***** Collected data
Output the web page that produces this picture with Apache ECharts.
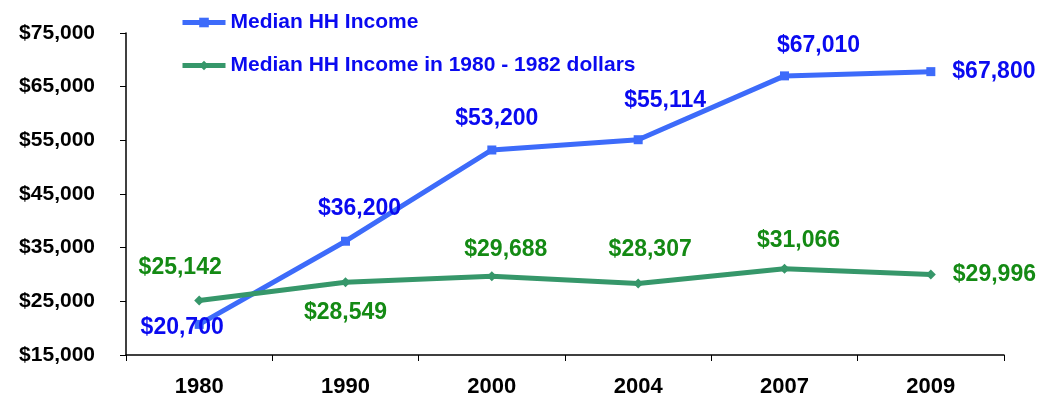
<!DOCTYPE html>
<html><head><meta charset="utf-8">
<script src="https://cdn.jsdelivr.net/npm/echarts@6/dist/echarts.min.js"></script>
<style>html,body{margin:0;padding:0;background:#fff}#c{width:1042px;height:400px}</style>
</head><body><div id="c"></div>
<script>
const years = ['1980','1990','2000','2004','2007','2009'];
const medianIncome = [20700, 36200, 53200, 55114, 67010, 67800];
const medianIncome1980 = [25142, 28549, 29688, 28307, 31066, 29996];
const seriesNames = ['Median HH Income', 'Median HH Income in 1980 - 1982 dollars'];

const fmt = v => '$' + v.toLocaleString('en-US');
const FONT = '"Liberation Sans", Arial, sans-serif';

// label placement per point (style, not data)
const blueLabelPos = [
  {position:'inside', offset:[-17, 3]},
  {position:'top', offset:[14, -12]},
  {position:'top', offset:[5, -10]},
  {position:'top', offset:[27, -18]},
  {position:'top', offset:[34, -9]},
  {position:'right', offset:[12, 0]}
];
const greenLabelPos = [
  {position:'top', offset:[-19, -11]},
  {position:'bottom', offset:[0, 9]},
  {position:'top', offset:[14, -5]},
  {position:'top', offset:[12, -12]},
  {position:'top', offset:[14, -7]},
  {position:'right', offset:[12, 0]}
];

function build(values, pos) {
  return values.map((v, i) => ({value: v, label: pos[i]}));
}

const chart = echarts.init(document.getElementById('c'), null, {renderer:'canvas'});
chart.setOption({
  animation: false,
  textStyle: {fontFamily: FONT},
  grid: {left: 126, right: 38, top: 33, bottom: 45},
  legend: {
    orient: 'vertical', left: 175, top: 7, itemGap: 22,
    itemWidth: 43, itemHeight: 12,
    lineStyle: {width: 5},
    textStyle: {color: '#0A0AF0', fontWeight: 'bold', fontSize: 21, fontFamily: FONT},
    data: seriesNames
  },
  xAxis: {
    type: 'category', data: years, boundaryGap: true,
    axisLine: {lineStyle: {color: '#000', width: 1.5}},
    axisTick: {show: true, length: 6, inside: false, lineStyle: {color: '#000'}},
    axisLabel: {color: '#000', fontWeight: 'bold', fontSize: 22, margin: 21, fontFamily: FONT},
    splitLine: {show: false}
  },
  yAxis: {
    type: 'value', min: 15000, max: 75000, interval: 10000,
    axisLine: {show: true, lineStyle: {color: '#000', width: 1.5}},
    axisTick: {show: true, length: 6, lineStyle: {color: '#000'}},
    axisLabel: {color: '#000', fontWeight: 'bold', fontSize: 21, margin: 31, fontFamily: FONT, formatter: fmt},
    splitLine: {show: false}
  },
  series: [
    {
      name: seriesNames[0], type: 'line',
      data: build(medianIncome, blueLabelPos),
      symbol: 'rect', symbolSize: 9,
      lineStyle: {color: '#3D6BFA', width: 5},
      itemStyle: {color: '#3D6BFA'},
      label: {show: true, color: '#0A0AF0', fontWeight: 'bold', fontSize: 23, fontFamily: FONT, formatter: p => fmt(p.value)}
    },
    {
      name: seriesNames[1], type: 'line',
      data: build(medianIncome1980, greenLabelPos),
      symbol: 'diamond', symbolSize: 10,
      lineStyle: {color: '#36976A', width: 5},
      itemStyle: {color: '#36976A'},
      label: {show: true, color: '#148A14', fontWeight: 'bold', fontSize: 23, fontFamily: FONT, formatter: p => fmt(p.value)}
    }
  ]
});
</script></body></html>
**********
→ **Request**:
Leave the pictures out and reproduce exactly the lines from the top of the listing above through the line with "const seriesNames = ['Median".

→ **Solution**:
Output the web page that produces this picture with Apache ECharts.
<!DOCTYPE html>
<html><head><meta charset="utf-8">
<script src="https://cdn.jsdelivr.net/npm/echarts@6/dist/echarts.min.js"></script>
<style>html,body{margin:0;padding:0;background:#fff}#c{width:1042px;height:400px}</style>
</head><body><div id="c"></div>
<script>
const years = ['1980','1990','2000','2004','2007','2009'];
const medianIncome = [20700, 36200, 53200, 55114, 67010, 67800];
const medianIncome1980 = [25142, 28549, 29688, 28307, 31066, 29996];
const seriesNames = ['Median HH Income', 'Median HH Income in 1980 - 1982 dollars'];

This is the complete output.